Jewellery is built to be lived in. Still, certain moments call for taking it off first.
- Before swimming in chlorinated or salt water
- Before cleaning with household chemicals
- Before applying lotion, perfume, or sunscreen
- Before sleeping, if your ring has prongs or an open setting
- Before any activity where your hands take real impact, like gardening or gym work
Lotions and perfumes build a film over time that dulls the shine of both metal and stone. It is not damage, just a layer worth wiping away.
CLEAN IT GENTLY, AND OFTEN

You do not need anything specialised. A bowl of warm water with a few drops of mild dish soap will do more than most jewellery cleaners on the market.
1. Soak the piece for 10 to 15 minutes
2. Use a soft toothbrush to clean along the setting and underneath the stone, where oils and product collect
3. Rinse thoroughly under warm running water
4. Pat dry with a soft, lint free cloth
Do this every two to three weeks and your piece will hold its sparkle without ever needing a professional clean.
A note on moissanite and lab grown diamonds: both are durable enough for this routine but avoid ultrasonic cleaners unless you know the setting can withstand the vibration. Hand cleaning is always the safer choice.
STORE IT WITH INTENTION

How you store a piece matter almost as much as how you wear it.
- Keep pieces separate from one another. Stones can scratch softer metals, and tangled chains are their own kind of heartbreak.
- A soft pouch or lined box keeps air and light from dulling the surface over time.
- Avoid humid spaces like a bathroom cabinet. Moisture is metal's quiet enemy.
- If you are travelling, keep jewellery in its pouch inside a hard case rather than loose in a bag.
KNOW YOUR METAL

GOLD
(9ct, 14ct, 18ct) is naturally resistant to tarnish, but higher karat gold is softer and shows scratches more easily. Treat it gently and it will reward you for decades.
PLATINUM
develops a soft patina with wear, a quiet kind of ageing that many people choose to keep rather than polish away. If you prefer the original shine, a jeweller can restore it in minutes.
SILVER
Tarnishes faster than gold or platinum, especially with infrequent wear. The fix is simple: wear it often and give it a gentle clean when it starts to dull.
WHEN TO SEE A PROFESSIONAL
Bring your piece in once a year, even if nothing looks wrong.
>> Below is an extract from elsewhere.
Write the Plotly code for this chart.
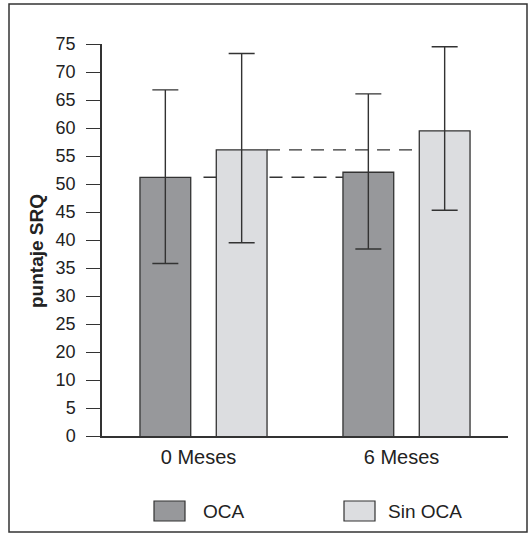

A jeweller will check that stones are secure, prongs are not worn thin, and clasps are holding. Catching a loose setting early is the difference between a five-minute fix and a lost stone.
Care is not about keeping something perfect. It is about making sure the piece is still there, still strong, still yours, for every milestone after the one it started with.